:: PROBLEM TO WORK ON ::
Print all of the data exactly.

• • •

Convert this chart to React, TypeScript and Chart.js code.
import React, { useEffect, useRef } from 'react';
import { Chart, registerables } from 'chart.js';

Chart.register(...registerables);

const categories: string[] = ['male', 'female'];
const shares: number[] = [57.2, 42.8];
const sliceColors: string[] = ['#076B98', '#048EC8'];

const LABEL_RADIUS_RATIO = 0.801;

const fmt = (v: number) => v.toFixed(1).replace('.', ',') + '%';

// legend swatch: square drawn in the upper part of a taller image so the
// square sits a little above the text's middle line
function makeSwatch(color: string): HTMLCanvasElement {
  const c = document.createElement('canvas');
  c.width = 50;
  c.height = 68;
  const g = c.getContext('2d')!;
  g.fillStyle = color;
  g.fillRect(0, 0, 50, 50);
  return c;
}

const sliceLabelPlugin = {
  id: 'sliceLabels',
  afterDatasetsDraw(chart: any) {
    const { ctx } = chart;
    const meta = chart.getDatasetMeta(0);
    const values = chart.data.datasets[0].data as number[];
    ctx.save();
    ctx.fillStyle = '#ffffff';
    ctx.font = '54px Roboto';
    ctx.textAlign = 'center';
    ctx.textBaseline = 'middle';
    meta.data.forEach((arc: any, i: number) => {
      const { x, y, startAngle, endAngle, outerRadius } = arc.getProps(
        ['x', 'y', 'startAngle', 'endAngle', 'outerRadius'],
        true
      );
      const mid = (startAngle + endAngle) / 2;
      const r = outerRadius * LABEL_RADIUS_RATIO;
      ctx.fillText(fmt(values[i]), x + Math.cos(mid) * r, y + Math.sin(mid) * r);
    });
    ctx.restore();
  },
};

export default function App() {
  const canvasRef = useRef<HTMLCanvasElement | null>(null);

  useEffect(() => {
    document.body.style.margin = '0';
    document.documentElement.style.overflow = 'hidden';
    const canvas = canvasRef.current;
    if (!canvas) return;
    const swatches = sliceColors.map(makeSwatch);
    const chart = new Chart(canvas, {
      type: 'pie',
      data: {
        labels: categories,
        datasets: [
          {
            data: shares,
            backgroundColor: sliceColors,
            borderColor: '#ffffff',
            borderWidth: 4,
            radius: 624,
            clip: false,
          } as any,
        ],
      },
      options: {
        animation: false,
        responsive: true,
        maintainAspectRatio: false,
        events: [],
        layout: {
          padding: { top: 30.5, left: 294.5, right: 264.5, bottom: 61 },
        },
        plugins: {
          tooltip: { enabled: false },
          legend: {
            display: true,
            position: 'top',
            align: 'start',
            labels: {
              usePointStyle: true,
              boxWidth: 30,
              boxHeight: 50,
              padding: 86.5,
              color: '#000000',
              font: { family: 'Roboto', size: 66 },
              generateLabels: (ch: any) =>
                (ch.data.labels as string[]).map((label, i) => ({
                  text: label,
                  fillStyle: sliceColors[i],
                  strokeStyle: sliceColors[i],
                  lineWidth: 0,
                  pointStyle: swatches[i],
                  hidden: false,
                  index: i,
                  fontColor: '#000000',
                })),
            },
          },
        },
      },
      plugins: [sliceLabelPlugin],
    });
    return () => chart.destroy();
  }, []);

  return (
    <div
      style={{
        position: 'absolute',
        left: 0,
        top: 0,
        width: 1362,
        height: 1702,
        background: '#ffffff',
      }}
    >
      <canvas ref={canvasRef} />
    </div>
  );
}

• • •

:: FINAL ANSWER ::
Convert this chart to React, TypeScript and Chart.js code.
import React, { useEffect, useRef } from 'react';
import { Chart, registerables } from 'chart.js';

Chart.register(...registerables);

const categories: string[] = ['male', 'female'];
const shares: number[] = [57.2, 42.8];
const sliceColors: string[] = ['#076B98', '#048EC8'];

const LABEL_RADIUS_RATIO = 0.801;

const fmt = (v: number) => v.toFixed(1).replace('.', ',') + '%';

// legend swatch: square drawn in the upper part of a taller image so the
// square sits a little above the text's middle line
function makeSwatch(color: string): HTMLCanvasElement {
  const c = document.createElement('canvas');
  c.width = 50;
  c.height = 68;
  const g = c.getContext('2d')!;
  g.fillStyle = color;
  g.fillRect(0, 0, 50, 50);
  return c;
}

const sliceLabelPlugin = {
  id: 'sliceLabels',
  afterDatasetsDraw(chart: any) {
    const { ctx } = chart;
    const meta = chart.getDatasetMeta(0);
    const values = chart.data.datasets[0].data as number[];
    ctx.save();
    ctx.fillStyle = '#ffffff';
    ctx.font = '54px Roboto';
    ctx.textAlign = 'center';
    ctx.textBaseline = 'middle';
    meta.data.forEach((arc: any, i: number) => {
      const { x, y, startAngle, endAngle, outerRadius } = arc.getProps(
        ['x', 'y', 'startAngle', 'endAngle', 'outerRadius'],
        true
      );
      const mid = (startAngle + endAngle) / 2;
      const r = outerRadius * LABEL_RADIUS_RATIO;
      ctx.fillText(fmt(values[i]), x + Math.cos(mid) * r, y + Math.sin(mid) * r);
    });
    ctx.restore();
  },
};

export default function App() {
  const canvasRef = useRef<HTMLCanvasElement | null>(null);

  useEffect(() => {
    document.body.style.margin = '0';
    document.documentElement.style.overflow = 'hidden';
    const canvas = canvasRef.current;
    if (!canvas) return;
    const swatches = sliceColors.map(makeSwatch);
    const chart = new Chart(canvas, {
      type: 'pie',
      data: {
        labels: categories,
        datasets: [
          {
            data: shares,
            backgroundColor: sliceColors,
            borderColor: '#ffffff',
            borderWidth: 4,
            radius: 624,
            clip: false,
          } as any,
        ],
      },
      options: {
        animation: false,
        responsive: true,
        maintainAspectRatio: false,
        events: [],
        layout: {
          padding: { top: 30.5, left: 294.5, right: 264.5, bottom: 61 },
        },
        plugins: {
          tooltip: { enabled: false },
          legend: {
            display: true,
            position: 'top',
            align: 'start',
            labels: {
              usePointStyle: true,
              boxWidth: 30,
              boxHeight: 50,
              padding: 86.5,
              color: '#000000',
              font: { family: 'Roboto', size: 66 },
              generateLabels: (ch: any) =>
                (ch.data.labels as string[]).map((label, i) => ({
                  text: label,
                  fillStyle: sliceColors[i],
                  strokeStyle: sliceColors[i],
                  lineWidth: 0,
                  pointStyle: swatches[i],
                  hidden: false,
                  index: i,
                  fontColor: '#000000',
                })),
            },
          },
        },
      },
      plugins: [sliceLabelPlugin],
    });
    return () => chart.destroy();
  }, []);

  return (
    <div
      style={{
        position: 'absolute',
        left: 0,
        top: 0,
        width: 1362,
        height: 1702,
        background: '#ffffff',
      }}
    >
      <canvas ref={canvasRef} />
    </div>
  );
}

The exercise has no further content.